■ **PROBLEM DESCRIPTION**
Pictures in the data below are not part of the copy; transcribe everything else exactly.

■ **DATA**
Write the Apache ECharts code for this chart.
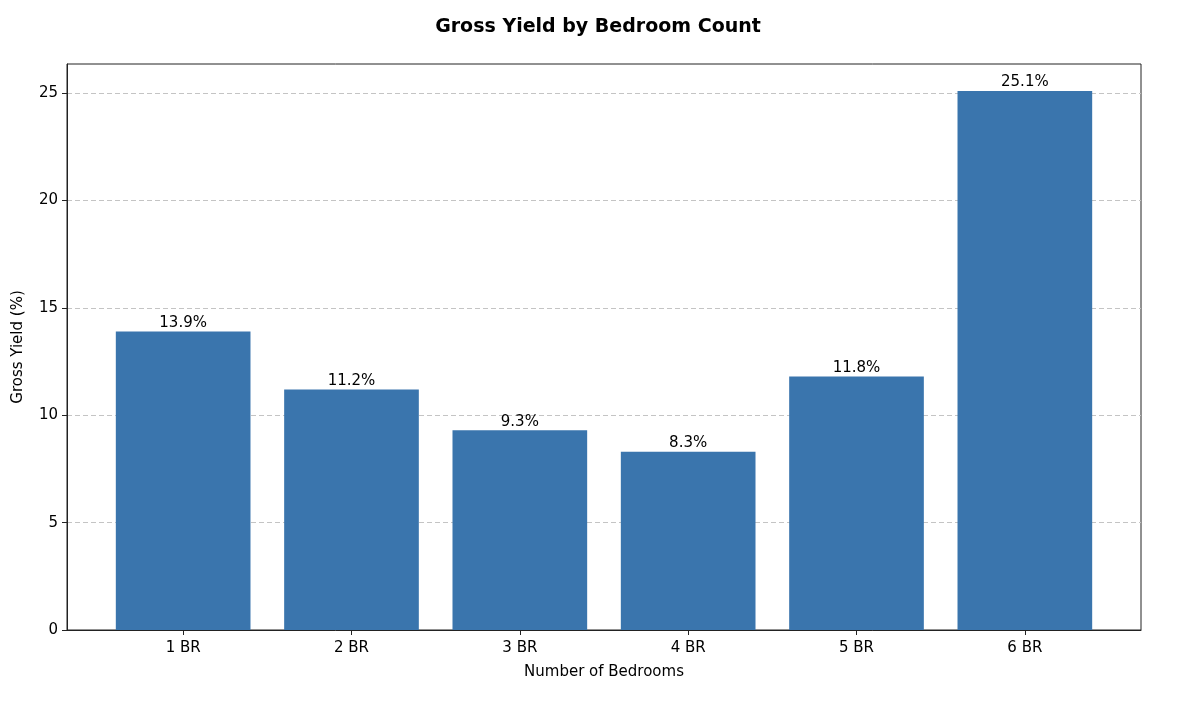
<!DOCTYPE html>
<html><head><meta charset="utf-8">
<script src="https://cdn.jsdelivr.net/npm/echarts@6/dist/echarts.min.js"></script>
<style>html,body{margin:0;padding:0;background:#fff}#c{width:1196px;height:702px}</style>
</head><body><div id="c"></div>
<script>
const categories = ['1 BR','2 BR','3 BR','4 BR','5 BR','6 BR'];
const yieldValues = [13.9, 11.2, 9.3, 8.3, 11.8, 25.1];
const yTicks = [0, 5, 10, 15, 20, 25];

const font = 'DejaVu Sans';
const idx = categories.map((_, i) => i);
const chart = echarts.init(document.getElementById('c'), null, {renderer: 'canvas'});
chart.setOption({
  animation: false,
  title: {text: 'Gross Yield by Bedroom Count', left: 'center', top: 13,
    textStyle: {fontFamily: font, fontSize: 19, fontWeight: 'bold', color: '#000'}},
  grid: {left: 67, right: 55, top: 64, bottom: 72, show: true, borderColor: '#222', borderWidth: 1, backgroundColor: 'transparent'},
  xAxis: {
    type: 'value', min: -0.69, max: categories.length - 0.31,
    name: 'Number of Bedrooms', nameLocation: 'middle', nameGap: 35,
    nameTextStyle: {fontFamily: font, fontSize: 15, color: '#000'},
    axisLine: {show: true, onZero: false, lineStyle: {color: '#222'}},
    axisTick: {show: true, customValues: idx, length: 5, lineStyle: {color: '#222'}},
    axisLabel: {customValues: idx, formatter: v => categories[Math.round(v)] || '',
      fontFamily: font, fontSize: 15, color: '#000', margin: 11},
    splitLine: {show: false}
  },
  yAxis: {
    type: 'value', min: 0, max: 26.355,
    name: 'Gross Yield (%)', nameLocation: 'middle', nameGap: 41,
    nameTextStyle: {fontFamily: font, fontSize: 15, color: '#000'},
    axisLine: {show: true, onZero: false, lineStyle: {color: '#222'}},
    axisTick: {show: true, customValues: yTicks, length: 5, lineStyle: {color: '#222'}},
    axisLabel: {customValues: yTicks, fontFamily: font, fontSize: 15, color: '#000', margin: 9},
    splitLine: {show: true, lineStyle: {color: '#c4c4c4', type: [5, 3], width: 1}}
  },
  series: [{
    type: 'bar',
    data: yieldValues.map((v, i) => [i, v]),
    barWidth: '80%',
    itemStyle: {color: '#3a75ad'},
    label: {show: true, position: 'top', distance: 1, formatter: p => p.value[1].toFixed(1) + '%',
      fontFamily: font, fontSize: 15, color: '#000'}
  }]
});
</script></body></html>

■ **CORRECT RESULT**
Write the Apache ECharts code for this chart.
<!DOCTYPE html>
<html><head><meta charset="utf-8">
<script src="https://cdn.jsdelivr.net/npm/echarts@6/dist/echarts.min.js"></script>
<style>html,body{margin:0;padding:0;background:#fff}#c{width:1196px;height:702px}</style>
</head><body><div id="c"></div>
<script>
const categories = ['1 BR','2 BR','3 BR','4 BR','5 BR','6 BR'];
const yieldValues = [13.9, 11.2, 9.3, 8.3, 11.8, 25.1];
const yTicks = [0, 5, 10, 15, 20, 25];

const font = 'DejaVu Sans';
const idx = categories.map((_, i) => i);
const chart = echarts.init(document.getElementById('c'), null, {renderer: 'canvas'});
chart.setOption({
  animation: false,
  title: {text: 'Gross Yield by Bedroom Count', left: 'center', top: 13,
    textStyle: {fontFamily: font, fontSize: 19, fontWeight: 'bold', color: '#000'}},
  grid: {left: 67, right: 55, top: 64, bottom: 72, show: true, borderColor: '#222', borderWidth: 1, backgroundColor: 'transparent'},
  xAxis: {
    type: 'value', min: -0.69, max: categories.length - 0.31,
    name: 'Number of Bedrooms', nameLocation: 'middle', nameGap: 35,
    nameTextStyle: {fontFamily: font, fontSize: 15, color: '#000'},
    axisLine: {show: true, onZero: false, lineStyle: {color: '#222'}},
    axisTick: {show: true, customValues: idx, length: 5, lineStyle: {color: '#222'}},
    axisLabel: {customValues: idx, formatter: v => categories[Math.round(v)] || '',
      fontFamily: font, fontSize: 15, color: '#000', margin: 11},
    splitLine: {show: false}
  },
  yAxis: {
    type: 'value', min: 0, max: 26.355,
    name: 'Gross Yield (%)', nameLocation: 'middle', nameGap: 41,
    nameTextStyle: {fontFamily: font, fontSize: 15, color: '#000'},
    axisLine: {show: true, onZero: false, lineStyle: {color: '#222'}},
    axisTick: {show: true, customValues: yTicks, length: 5, lineStyle: {color: '#222'}},
    axisLabel: {customValues: yTicks, fontFamily: font, fontSize: 15, color: '#000', margin: 9},
    splitLine: {show: true, lineStyle: {color: '#c4c4c4', type: [5, 3], width: 1}}
  },
  series: [{
    type: 'bar',
    data: yieldValues.map((v, i) => [i, v]),
    barWidth: '80%',
    itemStyle: {color: '#3a75ad'},
    label: {show: true, position: 'top', distance: 1, formatter: p => p.value[1].toFixed(1) + '%',
      fontFamily: font, fontSize: 15, color: '#000'}
  }]
});
</script></body></html>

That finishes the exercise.